PhD student, University of Waterloo

Photo of Kirsten Wright
Kirsten Wright moved to Waterloo to go to school for engineering. Her background is in robotics and embedded systems and more recently she has worked in social innovation. She is an author of the leading manual for Social Innovation Labs and is currently finishing a PhD in Engineering, studying methods for measuring resilience in agent based models of social innovation. 

Here is a description of Kirsten's more recent work:

"In the study of ecological resilience, the formal language of basins of attraction within dynamical systems has yielded important insights about how systems retain their identity through transformation, or become open to change. Systems ranging from forest Savannah ecosystems to freshwater lakes display alternative stable regimes or patterns of behaviour driven by distinct dominant drivers. They can transition abruptly from forest to grassland, or clear to algae-dominated regimes.

Extending the approach to social systems has proven challenging, however.
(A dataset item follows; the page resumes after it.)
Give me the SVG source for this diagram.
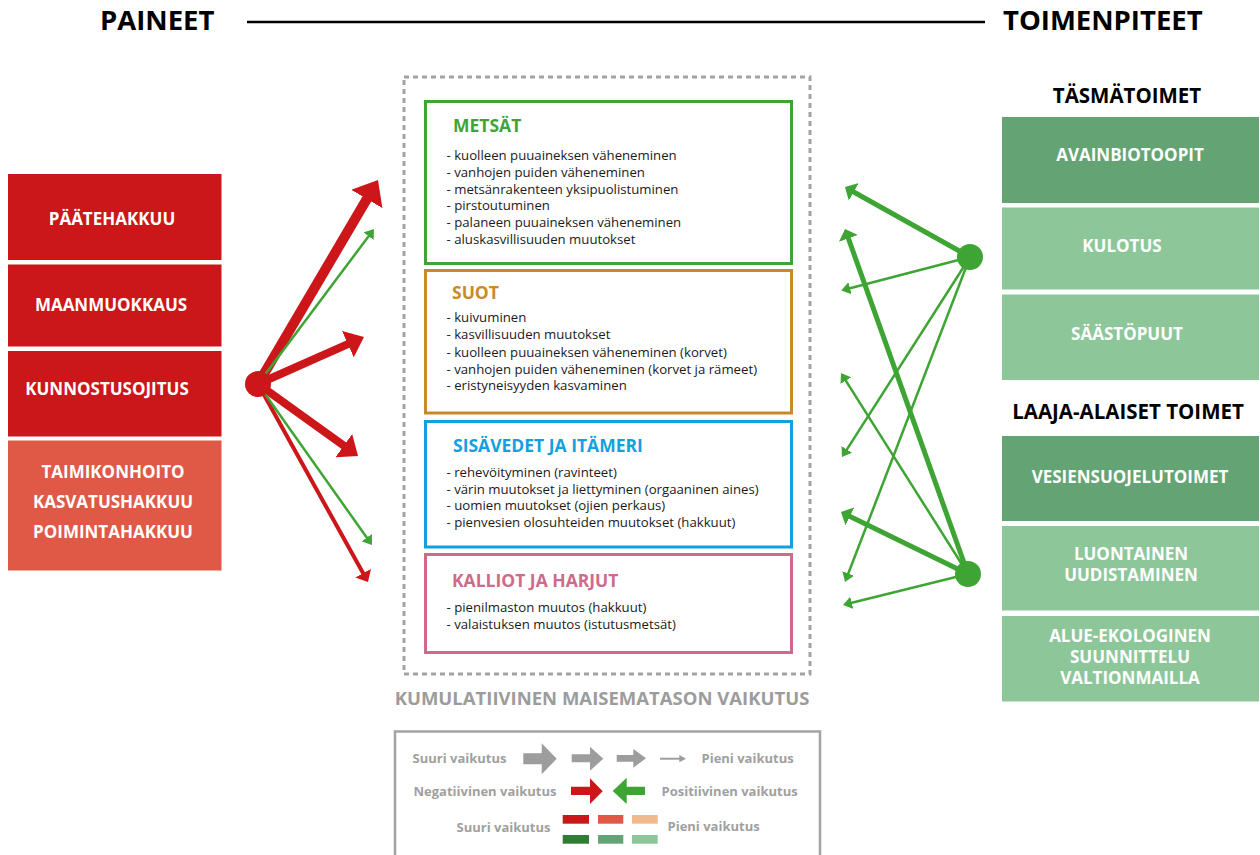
<svg xmlns="http://www.w3.org/2000/svg" width="1260" height="855" viewBox="0 0 1260 855">
<style>
text{font-family:"Open Sans","Liberation Sans",sans-serif}
.hd{font-size:27.5px;font-weight:700;fill:#000}
.sub{font-size:20.5px;font-weight:700;fill:#000;text-anchor:middle}
.bx{font-size:17px;font-weight:700;fill:#fff;text-anchor:middle}
.ttl{font-size:17.5px;font-weight:700}
.it{font-size:13.2px;fill:#1a1a1a}
.lg{font-size:13px;font-weight:700;fill:#a0a0a0}
.red{fill:#cb161a}.sal{fill:#e05846}.pch{fill:#f2b98c}
.g1{fill:#2f7d32}.g2{fill:#64a474}.g3{fill:#8dc799}
</style>
<defs>
<marker id="hR" viewBox="0 0 22 36" refX="3" refY="18" markerWidth="2.2" markerHeight="3.6" orient="auto" markerUnits="strokeWidth"><path d="M0,0 L22,18 L0,36 Z" fill="#cc161a"/></marker>
<marker id="hRm" viewBox="0 0 25 45" refX="3" refY="22.5" markerWidth="2.5" markerHeight="4.5" orient="auto" markerUnits="strokeWidth"><path d="M0,0 L25,22.5 L0,45 Z" fill="#cc161a"/></marker>
<marker id="hG" viewBox="0 0 36 50" refX="4" refY="25" markerWidth="3.6" markerHeight="5" orient="auto" markerUnits="strokeWidth"><path d="M0,0 L36,25 L0,50 Z" fill="#3ea535"/></marker>
<marker id="hGb" viewBox="0 0 20 40" refX="3" refY="20" markerWidth="2" markerHeight="4" orient="auto" markerUnits="strokeWidth"><path d="M0,0 L20,20 L0,40 Z" fill="#3ea535"/></marker>
</defs>
<rect width="1260" height="855" fill="#fff"/>

<g id="header">
<text class="hd" x="100" y="30">PAINEET</text>
<line x1="247" y1="22" x2="985" y2="22" stroke="#000" stroke-width="2.5"/>
<text class="hd" x="1003" y="30">TOIMENPITEET</text>
</g>

<g id="p1"><rect x="8" y="174" width="213.5" height="86" class="red"/><text class="bx" x="112" y="225">PÄÄTEHAKKUU</text></g>
<g id="p2"><rect x="8" y="264.5" width="213.5" height="82" class="red"/><text class="bx" x="111" y="311">MAANMUOKKAUS</text></g>
<g id="p3"><rect x="8" y="351" width="213.5" height="85.5" class="red"/><text class="bx" x="107" y="395">KUNNOSTUSOJITUS</text></g>
<g id="p4"><rect x="8" y="440.5" width="213.5" height="130" class="sal"/>
<text class="bx" x="113" y="478">TAIMIKONHOITO</text>
<text class="bx" x="113" y="508">KASVATUSHAKKUU</text>
<text class="bx" x="113" y="538">POIMINTAHAKKUU</text></g>

<g id="cumulative">
<rect x="404" y="77" width="406" height="597" fill="none" stroke="#a3a3a3" stroke-width="3" stroke-dasharray="5 4"/>
<text x="602" y="705" text-anchor="middle" style="font-size:18.5px;font-weight:700;fill:#9c9c9c">KUMULATIIVINEN MAISEMATASON VAIKUTUS</text>
</g>

<g id="metsat">
<rect x="425.5" y="101.5" width="366" height="162" fill="#fff" stroke="#3ea535" stroke-width="3"/>
<text class="ttl" x="453" y="132" fill="#3ea535">METSÄT</text>
<text class="it" x="446.5" y="160">- kuolleen puuaineksen väheneminen</text>
<text class="it" x="446.5" y="176.5">- vanhojen puiden väheneminen</text>
<text class="it" x="446.5" y="193.5">- metsänrakenteen yksipuolistuminen</text>
<text class="it" x="446.5" y="210">- pirstoutuminen</text>
<text class="it" x="446.5" y="226.5">- palaneen puuaineksen väheneminen</text>
<text class="it" x="446.5" y="243.5">- aluskasvillisuuden muutokset</text>
</g>

<g id="suot">
<rect x="425.5" y="270.5" width="366" height="142.5" fill="#fff" stroke="#c98a2a" stroke-width="3"/>
<text class="ttl" x="452" y="298.5" fill="#c98a2a">SUOT</text>
<text class="it" x="446.5" y="322">- kuivuminen</text>
<text class="it" x="446.5" y="338.5">- kasvillisuuden muutokset</text>
<text class="it" x="446.5" y="356.5">- kuolleen puuaineksen väheneminen (korvet)</text>
<text class="it" x="446.5" y="373.5">- vanhojen puiden väheneminen (korvet ja rämeet)</text>
<text class="it" x="446.5" y="390">- eristyneisyyden kasvaminen</text>
</g>

<g id="sisavedet">
<rect x="425.5" y="421.5" width="366" height="125.5" fill="#fff" stroke="#13a0de" stroke-width="3"/>
<text class="ttl" x="453" y="452" fill="#13a0de">SISÄVEDET JA ITÄMERI</text>
<text class="it" x="446.5" y="477">- rehevöityminen (ravinteet)</text>
<text class="it" x="446.5" y="493.5">- värin muutokset ja liettyminen (orgaaninen aines)</text>
<text class="it" x="446.5" y="510">- uomien muutokset (ojien perkaus)</text>
<text class="it" x="446.5" y="527">- pienvesien olosuhteiden muutokset (hakkuut)</text>
</g>

<g id="kalliot">
<rect x="425.5" y="554.5" width="366" height="98" fill="#fff" stroke="#d06a8a" stroke-width="3"/>
<text class="ttl" x="452" y="587" fill="#d06a8a">KALLIOT JA HARJUT</text>
<text class="it" x="446.5" y="612">- pienilmaston muutos (hakkuut)</text>
<text class="it" x="446.5" y="628.5">- valaistuksen muutos (istutusmetsät)</text>
</g>

<g id="t-header"><text class="sub" x="1127" y="103">TÄSMÄTOIMET</text></g>
<g id="t1"><rect x="1002" y="117" width="257" height="86" class="g2"/><text class="bx" x="1130" y="161">AVAINBIOTOOPIT</text></g>
<g id="t2"><rect x="1002" y="207.5" width="257" height="82" class="g3"/><text class="bx" x="1122" y="252">KULOTUS</text></g>
<g id="t3"><rect x="1002" y="294.5" width="257" height="85.5" class="g3"/><text class="bx" x="1127" y="340">SÄÄSTÖPUUT</text></g>
<g id="l-header"><text class="sub" x="1128" y="419">LAAJA-ALAISET TOIMET</text></g>
<g id="l1"><rect x="1002" y="436" width="257" height="85" class="g2"/><text class="bx" x="1130" y="483">VESIENSUOJELUTOIMET</text></g>
<g id="l2"><rect x="1002" y="526" width="257" height="84.5" class="g3"/><text class="bx" x="1131" y="560">LUONTAINEN</text><text class="bx" x="1131" y="581">UUDISTAMINEN</text></g>
<g id="l3"><rect x="1002" y="616" width="257" height="85.5" class="g3"/><text class="bx" x="1130" y="642">ALUE-EKOLOGINEN</text><text class="bx" x="1130" y="663">SUUNNITTELU</text><text class="bx" x="1130" y="684">VALTIONMAILLA</text></g>

<g id="connectors">
<g stroke="#cc161a" fill="none">
<path d="M258,384 L368.4,196.4" stroke-width="10" marker-end="url(#hR)"/>
<path d="M258,384 L350.1,343.2" stroke-width="8" marker-end="url(#hR)"/>
<path d="M258,384 L345.7,447.1" stroke-width="8" marker-end="url(#hR)"/>
<path d="M258,384 L363.7,574.3" stroke-width="4" marker-end="url(#hRm)"/>
</g>
<g stroke="#3ea535" fill="none">
<path d="M258,384 L369.2,235.4" stroke-width="2.5" marker-end="url(#hG)"/>
<path d="M258,384 L367.4,538.5" stroke-width="2.5" marker-end="url(#hG)"/>
<path d="M970,257 L852.4,191.2" stroke-width="5" marker-end="url(#hGb)"/>
<path d="M970,257 L849,288.5" stroke-width="2.5" marker-end="url(#hG)"/>
<path d="M970,257 L846.3,450.3" stroke-width="2.5" marker-end="url(#hG)"/>
<path d="M970,257 L847.9,574.5" stroke-width="2.5" marker-end="url(#hG)"/>
<path d="M968,574 L847.9,237" stroke-width="5" marker-end="url(#hGb)"/>
<path d="M968,574 L845.3,379.8" stroke-width="2.5" marker-end="url(#hG)"/>
<path d="M968,574 L848.6,515.7" stroke-width="5" marker-end="url(#hGb)"/>
<path d="M968,574 L850.8,603" stroke-width="2.5" marker-end="url(#hG)"/>
</g>
<circle cx="258" cy="384" r="13" fill="#cc161a"/>
<circle cx="970" cy="257" r="13" fill="#3ea535"/>
<circle cx="968" cy="574" r="13" fill="#3ea535"/>
</g>

<g id="legend">
<rect x="395" y="731.5" width="425" height="140" fill="none" stroke="#a3a3a3" stroke-width="2.5"/>
<text class="lg" x="412.5" y="762.5">Suuri vaikutus</text>
<path d="M523.3,753.3 H541.7 V743.3 L556.7,758.8 L541.7,774.3 V764.3 H523.3 Z" fill="#9d9d9d"/>
<path d="M571.7,754.3 H590 V746.7 L603.3,758.7 L590,770.7 V762.3 H571.7 Z" fill="#9d9d9d"/>
<path d="M616.7,755 H633.3 V749 L646,758.3 L633.3,767.7 V761.7 H616.7 Z" fill="#9d9d9d"/>
<line x1="660" y1="758.7" x2="680" y2="758.7" stroke="#9d9d9d" stroke-width="2"/>
<path d="M679.3,755 L686,758.7 L679.3,762.3 Z" fill="#9d9d9d"/>
<text class="lg" x="701.5" y="762.5">Pieni vaikutus</text>
<text class="lg" x="413.5" y="796">Negatiivinen vaikutus</text>
<path d="M571,786.7 H590 V778.3 L602.7,791.2 L590,804 V795 H571 Z" fill="#cc161a"/>
<path d="M612.7,791 L626.7,777.7 V786.7 H645 V795 H626.7 V804 Z" fill="#3ea535"/>
<text class="lg" x="661.5" y="796">Positiivinen vaikutus</text>
<text class="lg" x="456.5" y="832">Suuri vaikutus</text>
<rect x="562.7" y="815" width="26.3" height="8.7" class="red"/>
<rect x="598" y="815" width="25.3" height="8.7" class="sal"/>
<rect x="632" y="815" width="25.7" height="8.7" class="pch"/>
<rect x="562.7" y="835" width="26.3" height="8.7" class="g1"/>
<rect x="598" y="835" width="25.3" height="8.7" class="g2"/>
<rect x="632" y="835" width="25.7" height="8.7" class="g3"/>
<text class="lg" x="667.5" y="831">Pieni vaikutus</text>
</g>
</svg>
Frances Westley argues that social innovation can be understood in terms of resilience and opportunity, and the dynamical system model of alternative basins. Because agents can’t be represented in lumped differential equation models, those models can’t represent social innovation by strategic agents. The standard lumped differential equation models can’t represent agents making decisions.

Introducing agents is an important step towards formally modelling social innovation. In social systems, agents struggle to retain features of a system they want and change features they don’t. They navigate towards imagined futures based on ideas they hold. To model these agents, we must model agents attempting to change the system.

This work models the adoption of innovations by social groups, based on perceived benefit and probability of proposed interventions. Agents are embedded in a social network, and communicate their ideas to their network. Individuals and groups (defined in this case as clusters of individuals who are in communication and have similar opinions) decide to act based on their ideas about what is possible and what is desirable. Our central question is "Under what conditions will an innovation be adopted by a group?” It has the potential to give insight into the question of when do groups behave in a way that is informed by evidence, and how may decisions be interfered with, within a certain class of group decision making processes.

Evaluating the systems openness to change and the potential for social innovation involves evaluating systemic measures, like resilience and opportunity, in a high dimensional agent based model. I would use CoMSES for distributing and storing code (as well as potentially for analysis)."